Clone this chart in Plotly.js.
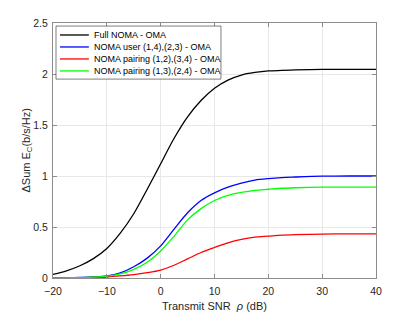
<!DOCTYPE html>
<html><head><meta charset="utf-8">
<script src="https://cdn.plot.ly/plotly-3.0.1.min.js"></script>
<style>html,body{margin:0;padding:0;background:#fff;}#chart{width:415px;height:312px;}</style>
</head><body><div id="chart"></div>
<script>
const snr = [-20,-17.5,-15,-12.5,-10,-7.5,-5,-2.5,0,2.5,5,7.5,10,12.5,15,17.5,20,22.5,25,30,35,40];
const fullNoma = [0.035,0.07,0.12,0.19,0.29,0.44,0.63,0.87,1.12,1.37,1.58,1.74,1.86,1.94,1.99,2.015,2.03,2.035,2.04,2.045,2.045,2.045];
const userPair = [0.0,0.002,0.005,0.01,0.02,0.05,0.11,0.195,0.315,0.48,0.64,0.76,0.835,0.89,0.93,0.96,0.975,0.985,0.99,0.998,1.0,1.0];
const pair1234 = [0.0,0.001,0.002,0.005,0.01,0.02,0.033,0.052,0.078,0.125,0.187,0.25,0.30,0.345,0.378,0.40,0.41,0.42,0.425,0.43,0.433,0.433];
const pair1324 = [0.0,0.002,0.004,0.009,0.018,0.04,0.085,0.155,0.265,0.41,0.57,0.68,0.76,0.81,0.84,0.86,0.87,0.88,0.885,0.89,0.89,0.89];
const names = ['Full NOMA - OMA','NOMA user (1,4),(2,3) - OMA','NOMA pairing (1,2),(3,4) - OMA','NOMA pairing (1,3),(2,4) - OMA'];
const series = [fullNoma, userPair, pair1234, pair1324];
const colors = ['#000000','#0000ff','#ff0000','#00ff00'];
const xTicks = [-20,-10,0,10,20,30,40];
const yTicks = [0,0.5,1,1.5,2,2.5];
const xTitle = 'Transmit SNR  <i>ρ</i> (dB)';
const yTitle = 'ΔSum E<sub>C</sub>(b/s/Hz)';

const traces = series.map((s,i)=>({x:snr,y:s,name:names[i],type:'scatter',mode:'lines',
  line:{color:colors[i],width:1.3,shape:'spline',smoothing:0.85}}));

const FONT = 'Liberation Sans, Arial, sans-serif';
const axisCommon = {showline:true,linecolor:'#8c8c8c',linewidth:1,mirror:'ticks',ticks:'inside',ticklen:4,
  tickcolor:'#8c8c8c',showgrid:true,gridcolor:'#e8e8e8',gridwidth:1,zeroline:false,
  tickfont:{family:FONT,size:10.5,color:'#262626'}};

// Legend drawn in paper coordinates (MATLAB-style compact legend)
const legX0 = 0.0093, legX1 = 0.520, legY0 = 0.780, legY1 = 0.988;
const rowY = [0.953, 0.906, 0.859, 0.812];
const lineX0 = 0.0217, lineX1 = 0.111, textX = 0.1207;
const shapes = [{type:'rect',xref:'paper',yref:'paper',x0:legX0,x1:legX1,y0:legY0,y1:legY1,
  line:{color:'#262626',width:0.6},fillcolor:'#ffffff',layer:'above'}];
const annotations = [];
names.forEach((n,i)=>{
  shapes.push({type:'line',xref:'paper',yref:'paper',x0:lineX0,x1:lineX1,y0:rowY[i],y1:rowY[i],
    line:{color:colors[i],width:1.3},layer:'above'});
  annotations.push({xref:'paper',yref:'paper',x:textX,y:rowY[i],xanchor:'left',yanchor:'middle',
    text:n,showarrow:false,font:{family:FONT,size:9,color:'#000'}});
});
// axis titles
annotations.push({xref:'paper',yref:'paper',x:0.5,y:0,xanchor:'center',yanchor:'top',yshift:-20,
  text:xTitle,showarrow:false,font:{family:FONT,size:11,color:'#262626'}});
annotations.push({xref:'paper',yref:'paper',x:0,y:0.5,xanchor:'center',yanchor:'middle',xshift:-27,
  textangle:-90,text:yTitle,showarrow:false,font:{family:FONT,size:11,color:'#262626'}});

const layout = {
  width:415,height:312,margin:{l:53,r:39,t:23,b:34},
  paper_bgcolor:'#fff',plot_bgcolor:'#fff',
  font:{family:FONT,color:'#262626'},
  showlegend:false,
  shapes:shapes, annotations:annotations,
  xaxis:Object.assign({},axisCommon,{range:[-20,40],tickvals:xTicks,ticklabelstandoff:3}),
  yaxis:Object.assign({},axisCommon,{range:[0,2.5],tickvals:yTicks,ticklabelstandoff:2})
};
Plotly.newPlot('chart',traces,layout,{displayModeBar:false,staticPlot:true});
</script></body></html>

---

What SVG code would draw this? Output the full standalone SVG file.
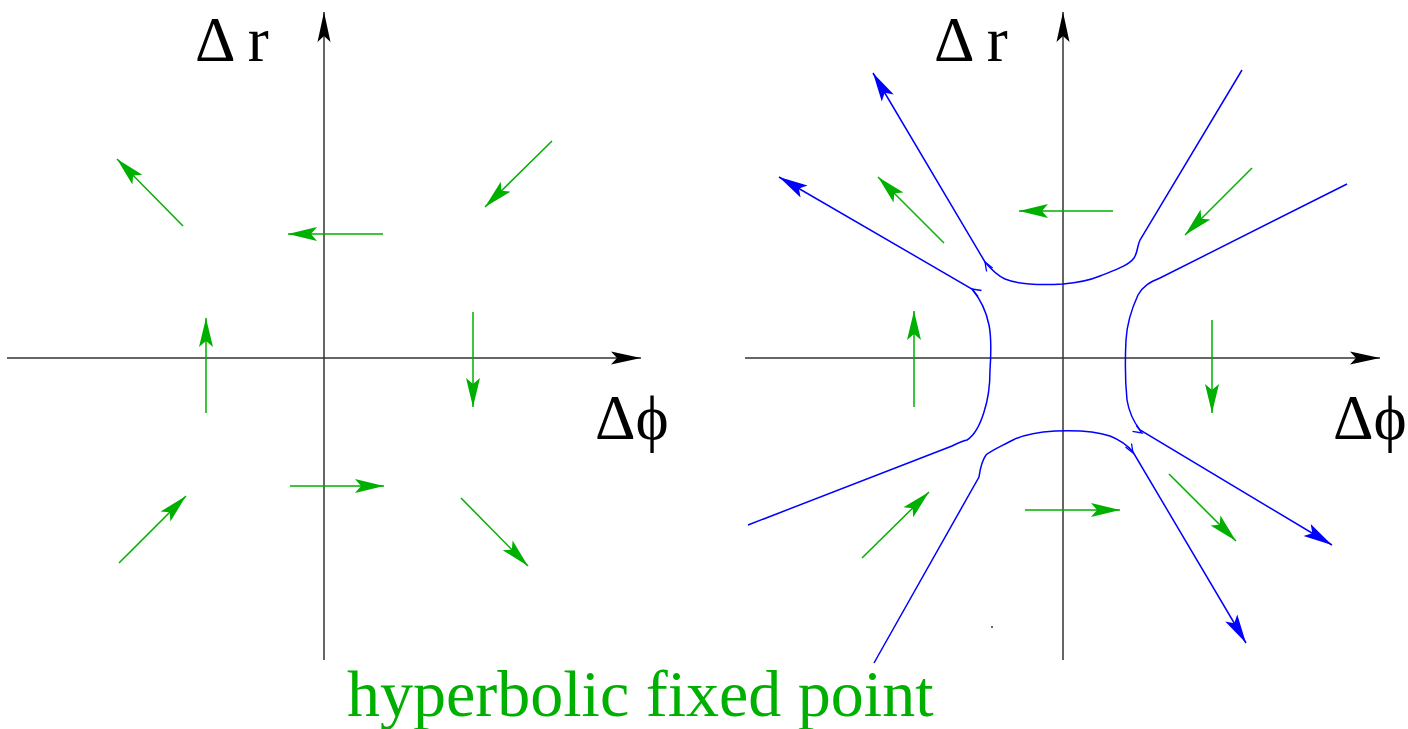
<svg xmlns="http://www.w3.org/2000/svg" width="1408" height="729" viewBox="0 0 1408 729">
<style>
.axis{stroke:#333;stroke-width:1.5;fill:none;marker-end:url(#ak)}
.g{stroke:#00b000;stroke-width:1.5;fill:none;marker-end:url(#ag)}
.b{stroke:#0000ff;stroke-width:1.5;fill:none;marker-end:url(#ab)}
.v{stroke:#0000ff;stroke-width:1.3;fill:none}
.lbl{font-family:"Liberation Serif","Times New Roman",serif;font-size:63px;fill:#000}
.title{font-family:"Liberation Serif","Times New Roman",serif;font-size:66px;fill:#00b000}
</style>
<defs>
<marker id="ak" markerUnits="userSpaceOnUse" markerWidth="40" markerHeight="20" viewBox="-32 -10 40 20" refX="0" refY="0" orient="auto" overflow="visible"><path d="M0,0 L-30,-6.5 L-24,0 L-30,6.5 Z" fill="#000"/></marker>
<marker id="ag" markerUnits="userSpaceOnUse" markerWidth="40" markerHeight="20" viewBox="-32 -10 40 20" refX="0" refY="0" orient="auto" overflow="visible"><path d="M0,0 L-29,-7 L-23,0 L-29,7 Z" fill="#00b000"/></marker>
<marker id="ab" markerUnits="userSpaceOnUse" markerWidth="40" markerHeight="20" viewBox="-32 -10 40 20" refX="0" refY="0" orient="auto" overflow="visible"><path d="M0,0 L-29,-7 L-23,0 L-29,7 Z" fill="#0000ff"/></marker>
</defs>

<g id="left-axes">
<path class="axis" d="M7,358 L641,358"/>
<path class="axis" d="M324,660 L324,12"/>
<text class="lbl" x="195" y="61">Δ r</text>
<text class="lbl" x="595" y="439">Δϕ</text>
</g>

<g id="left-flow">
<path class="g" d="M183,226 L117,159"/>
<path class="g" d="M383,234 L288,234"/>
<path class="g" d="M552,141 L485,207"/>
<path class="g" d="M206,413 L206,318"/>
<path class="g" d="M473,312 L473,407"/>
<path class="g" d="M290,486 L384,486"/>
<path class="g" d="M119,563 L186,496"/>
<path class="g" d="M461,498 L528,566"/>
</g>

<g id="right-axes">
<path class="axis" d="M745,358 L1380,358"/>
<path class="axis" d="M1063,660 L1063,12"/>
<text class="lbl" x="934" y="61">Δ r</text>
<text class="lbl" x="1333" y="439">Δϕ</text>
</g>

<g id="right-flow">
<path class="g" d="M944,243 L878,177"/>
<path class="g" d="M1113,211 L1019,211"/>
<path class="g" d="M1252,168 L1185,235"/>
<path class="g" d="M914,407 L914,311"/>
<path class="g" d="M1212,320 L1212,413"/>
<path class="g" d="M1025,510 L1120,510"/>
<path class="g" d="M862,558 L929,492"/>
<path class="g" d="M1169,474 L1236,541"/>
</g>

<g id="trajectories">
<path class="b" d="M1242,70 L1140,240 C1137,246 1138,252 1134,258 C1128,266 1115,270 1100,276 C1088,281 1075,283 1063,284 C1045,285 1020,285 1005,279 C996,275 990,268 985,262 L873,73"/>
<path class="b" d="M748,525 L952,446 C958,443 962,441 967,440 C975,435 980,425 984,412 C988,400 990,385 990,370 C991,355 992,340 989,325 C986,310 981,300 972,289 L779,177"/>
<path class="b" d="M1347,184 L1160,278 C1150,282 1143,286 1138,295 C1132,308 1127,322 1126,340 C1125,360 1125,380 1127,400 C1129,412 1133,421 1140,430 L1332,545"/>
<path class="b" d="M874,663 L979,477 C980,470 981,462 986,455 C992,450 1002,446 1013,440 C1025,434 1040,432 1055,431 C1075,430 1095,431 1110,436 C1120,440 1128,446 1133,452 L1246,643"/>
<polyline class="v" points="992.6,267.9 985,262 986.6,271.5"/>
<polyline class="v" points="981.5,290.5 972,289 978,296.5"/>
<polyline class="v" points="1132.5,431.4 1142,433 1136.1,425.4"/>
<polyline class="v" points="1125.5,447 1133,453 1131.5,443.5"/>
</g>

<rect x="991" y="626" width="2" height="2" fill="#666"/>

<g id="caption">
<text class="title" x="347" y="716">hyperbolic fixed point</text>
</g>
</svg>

...

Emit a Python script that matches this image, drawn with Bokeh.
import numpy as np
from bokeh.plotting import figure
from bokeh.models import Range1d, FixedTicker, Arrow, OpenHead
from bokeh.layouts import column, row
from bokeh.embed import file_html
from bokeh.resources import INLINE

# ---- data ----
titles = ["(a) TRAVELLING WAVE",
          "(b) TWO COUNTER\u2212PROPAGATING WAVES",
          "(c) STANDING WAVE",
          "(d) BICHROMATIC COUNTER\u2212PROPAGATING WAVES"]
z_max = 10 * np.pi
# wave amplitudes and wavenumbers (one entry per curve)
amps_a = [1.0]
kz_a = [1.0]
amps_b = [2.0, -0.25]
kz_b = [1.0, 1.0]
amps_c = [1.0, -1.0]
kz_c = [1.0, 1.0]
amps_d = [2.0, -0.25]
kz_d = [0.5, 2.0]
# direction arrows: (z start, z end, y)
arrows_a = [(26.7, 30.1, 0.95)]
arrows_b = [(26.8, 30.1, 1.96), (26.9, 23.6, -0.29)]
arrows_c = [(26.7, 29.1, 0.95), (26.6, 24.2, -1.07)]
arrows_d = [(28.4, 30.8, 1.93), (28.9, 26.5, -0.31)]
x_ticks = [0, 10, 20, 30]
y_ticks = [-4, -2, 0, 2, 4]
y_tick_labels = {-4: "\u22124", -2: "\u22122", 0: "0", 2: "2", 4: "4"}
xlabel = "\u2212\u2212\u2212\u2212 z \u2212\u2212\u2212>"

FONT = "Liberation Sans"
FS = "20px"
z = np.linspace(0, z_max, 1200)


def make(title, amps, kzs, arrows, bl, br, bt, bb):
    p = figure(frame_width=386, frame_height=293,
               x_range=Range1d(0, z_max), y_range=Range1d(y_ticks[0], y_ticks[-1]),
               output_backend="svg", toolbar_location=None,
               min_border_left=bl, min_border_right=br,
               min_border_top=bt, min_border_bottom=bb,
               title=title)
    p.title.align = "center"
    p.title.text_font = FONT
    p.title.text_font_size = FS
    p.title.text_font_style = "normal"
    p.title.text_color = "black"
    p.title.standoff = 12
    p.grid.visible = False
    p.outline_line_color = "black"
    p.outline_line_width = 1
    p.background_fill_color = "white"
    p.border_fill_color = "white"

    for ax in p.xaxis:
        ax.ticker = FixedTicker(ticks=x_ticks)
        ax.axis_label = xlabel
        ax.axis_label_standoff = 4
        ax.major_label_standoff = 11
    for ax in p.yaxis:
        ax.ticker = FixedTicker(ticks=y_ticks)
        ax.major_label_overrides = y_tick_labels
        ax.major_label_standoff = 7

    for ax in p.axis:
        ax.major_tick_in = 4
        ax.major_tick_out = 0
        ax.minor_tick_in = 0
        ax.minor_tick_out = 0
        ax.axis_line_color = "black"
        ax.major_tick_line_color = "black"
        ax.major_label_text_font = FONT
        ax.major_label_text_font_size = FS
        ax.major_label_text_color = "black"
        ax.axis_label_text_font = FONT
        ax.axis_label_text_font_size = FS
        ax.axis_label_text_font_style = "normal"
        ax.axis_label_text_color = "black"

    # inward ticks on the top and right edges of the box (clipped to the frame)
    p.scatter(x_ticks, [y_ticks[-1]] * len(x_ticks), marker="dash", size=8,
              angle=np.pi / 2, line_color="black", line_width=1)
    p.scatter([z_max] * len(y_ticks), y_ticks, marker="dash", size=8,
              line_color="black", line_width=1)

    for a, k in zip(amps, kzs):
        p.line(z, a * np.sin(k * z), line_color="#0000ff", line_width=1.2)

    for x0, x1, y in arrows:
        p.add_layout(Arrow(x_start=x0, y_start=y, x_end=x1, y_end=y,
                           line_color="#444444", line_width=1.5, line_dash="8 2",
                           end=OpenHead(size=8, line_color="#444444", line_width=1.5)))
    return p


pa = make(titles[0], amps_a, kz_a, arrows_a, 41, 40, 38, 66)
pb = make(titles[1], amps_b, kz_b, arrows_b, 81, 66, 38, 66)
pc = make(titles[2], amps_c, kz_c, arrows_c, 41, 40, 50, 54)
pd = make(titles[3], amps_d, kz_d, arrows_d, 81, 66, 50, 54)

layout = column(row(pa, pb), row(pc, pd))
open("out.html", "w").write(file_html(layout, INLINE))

YOUR OBJECTIVE: From the listing above, output exactly the run of lines that starts with the line containing "Emit a Python" and ends with the line containing "from bokeh.resources import INLINE".

SOLUTION TO THIS EXERCISE:
Emit a Python script that matches this image, drawn with Bokeh.
import numpy as np
from bokeh.plotting import figure
from bokeh.models import Range1d, FixedTicker, Arrow, OpenHead
from bokeh.layouts import column, row
from bokeh.embed import file_html
from bokeh.resources import INLINE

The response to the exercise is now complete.